8. Personalize the employee experience
The work experience should be shaped around the needs of your team. Personalize processes, technology, and workflows to make life easier for your staff. This shows that you are committed to cultivating an awesome workplace culture.
Measuring and adapting your organizational culture
Organizational culture can be difficult to quantify. You’ll need to rely heavily on feedback from team members so that you can obtain a better understanding of how they view the company. Look at metrics like turnover, absenteeism, and productivity to establish a baseline for the state of your business.
After you’ve implemented major cultural changes, continually measure those same metrics.

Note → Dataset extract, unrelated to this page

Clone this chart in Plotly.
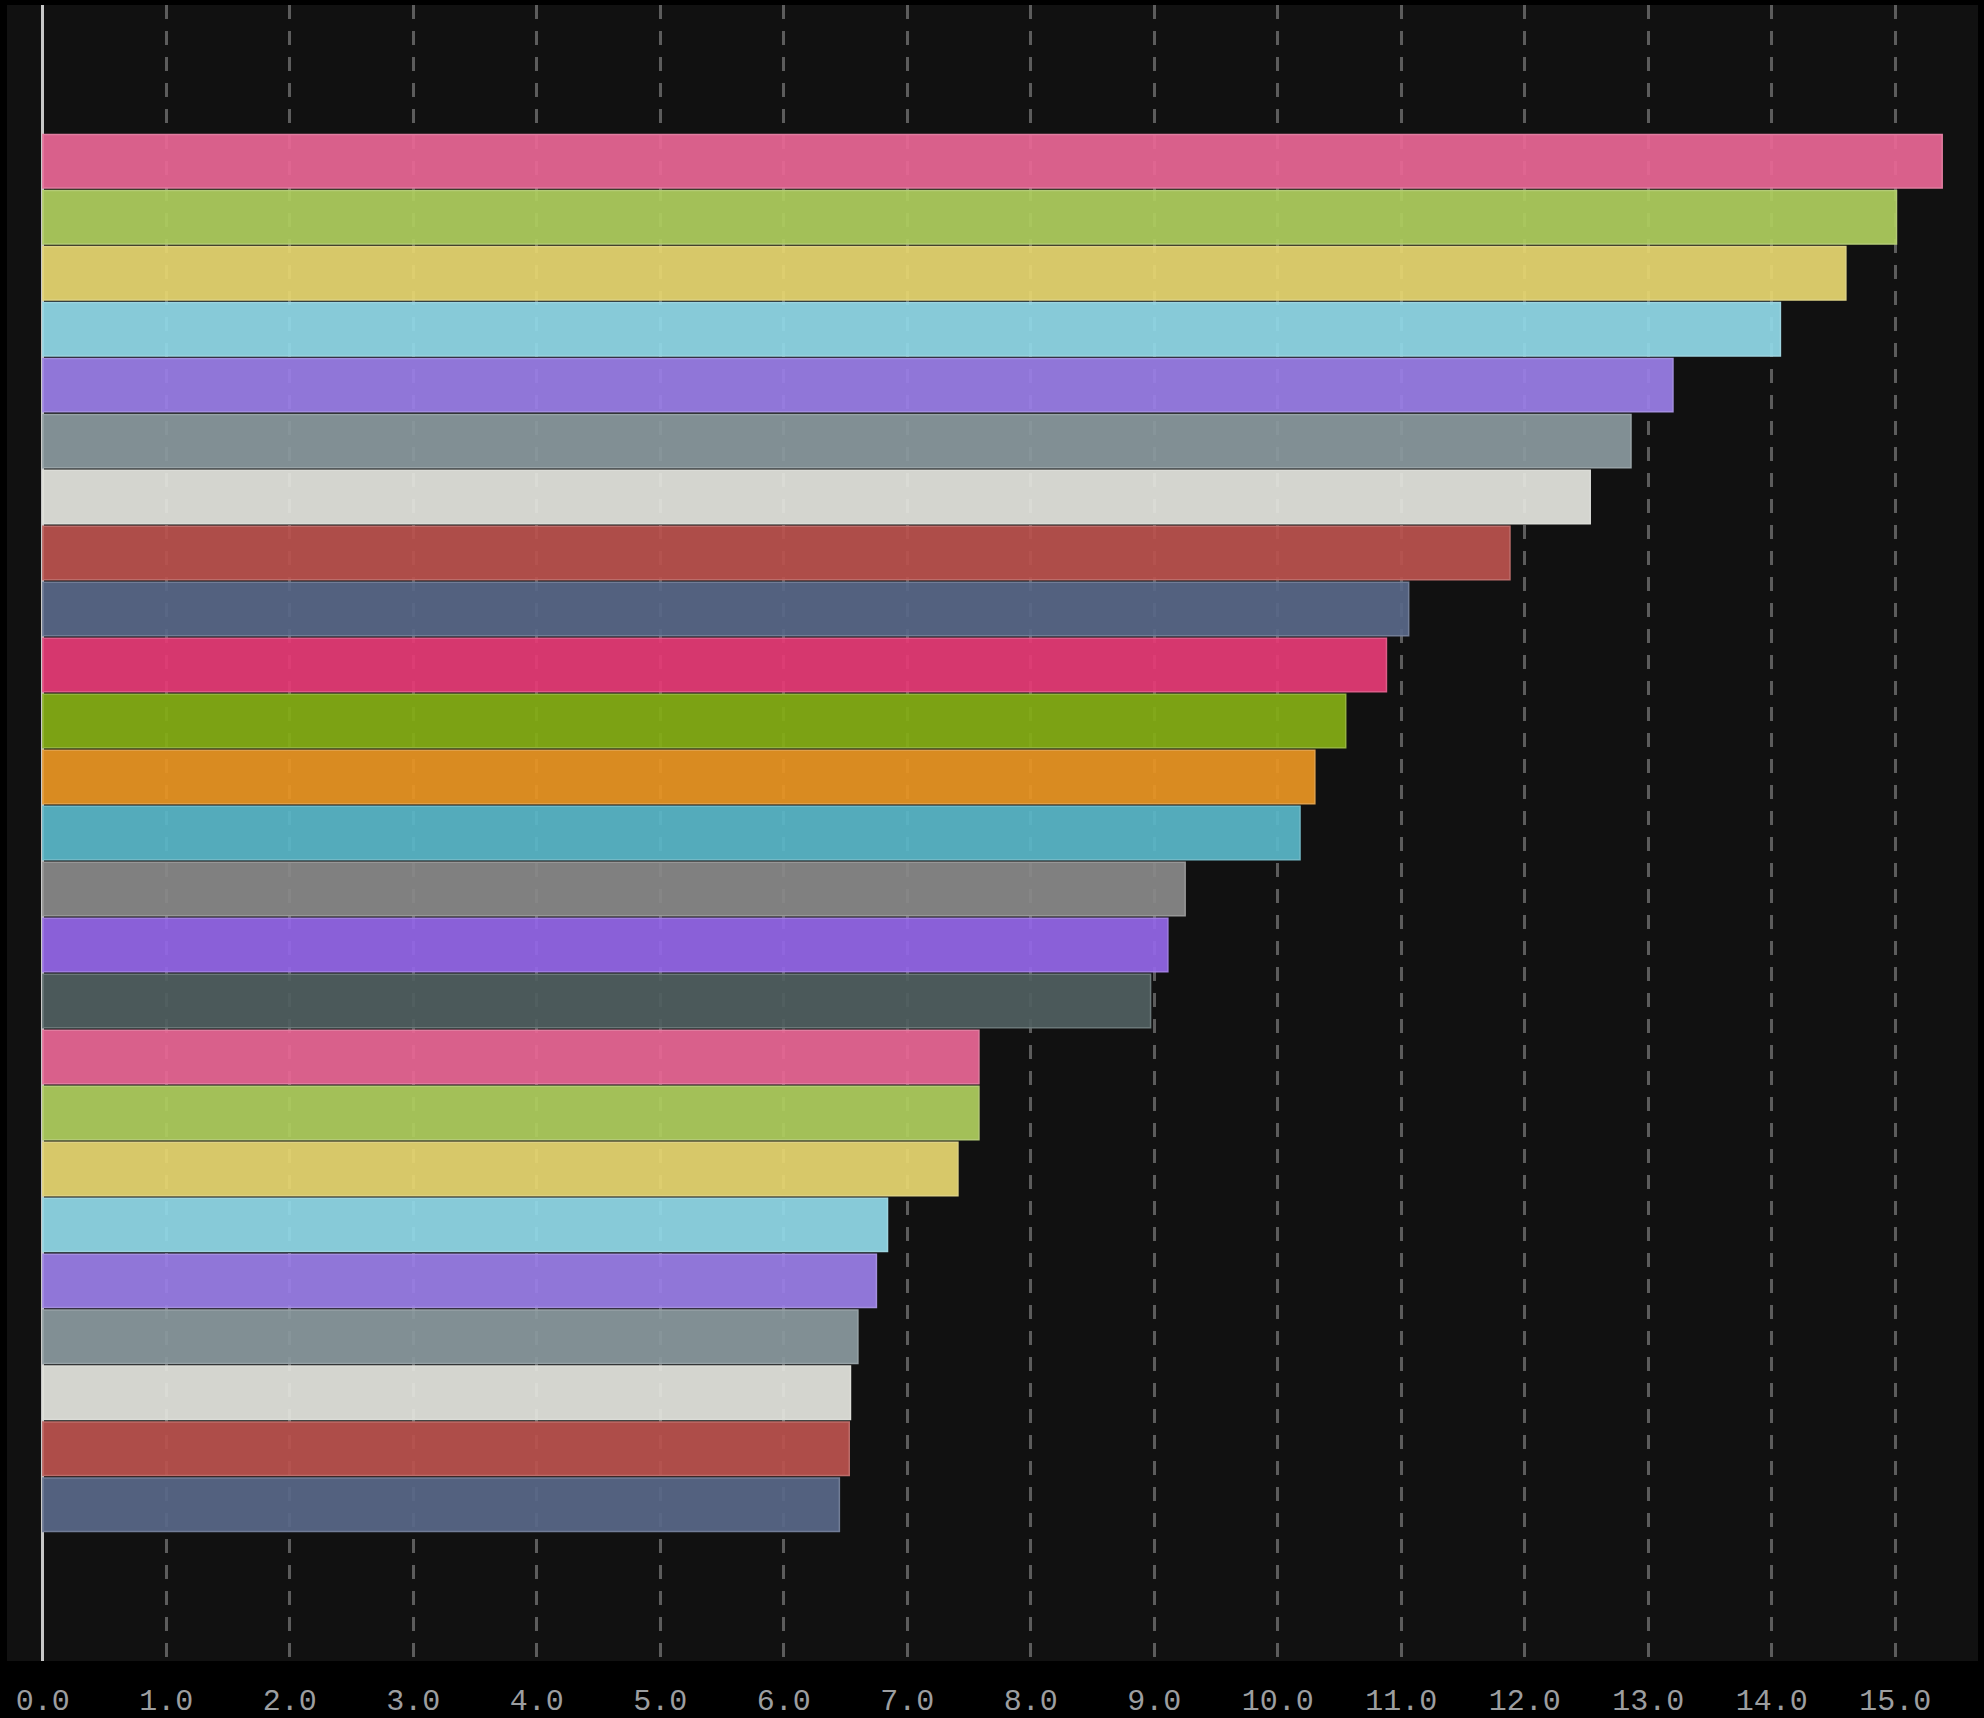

Gather additional feedback from your staff to find out what changes they like and what else you can do better, and above all, never stop working to improve.
Takeaway
Organizational culture serves as the through-line of the employee experience at your organization, from an employee’s first interview to their exit interview—and can make a profound difference between a highly engaged workforce and a disengaged one.
--> Recognition-rich cultures build a company culture where people stay. Schedule a demo with one of our product specialists today.
FAQs
What are the 4 types of organizational culture?
The four types of organizational culture are clan (collaborative), adhocracy (innovative), market (results-oriented), and hierarchy (structured). Each type shapes how employees interact, make decisions, and achieve goals.
What describes organizational culture?
Your organizational culture encompasses the shared values, beliefs, and behaviors that define how team members interact and work together within the company. It influences every aspect of your work environment.
What's the importance of organizational culture for my business?
A strong organizational culture can help you boost employee engagement, improve customer perception, and fuel the development of top talent. You want a business that’s guided by sound principles so that you can create an inclusive environment that attracts the types of personalities conducive to your long-term growth goals and overall mission.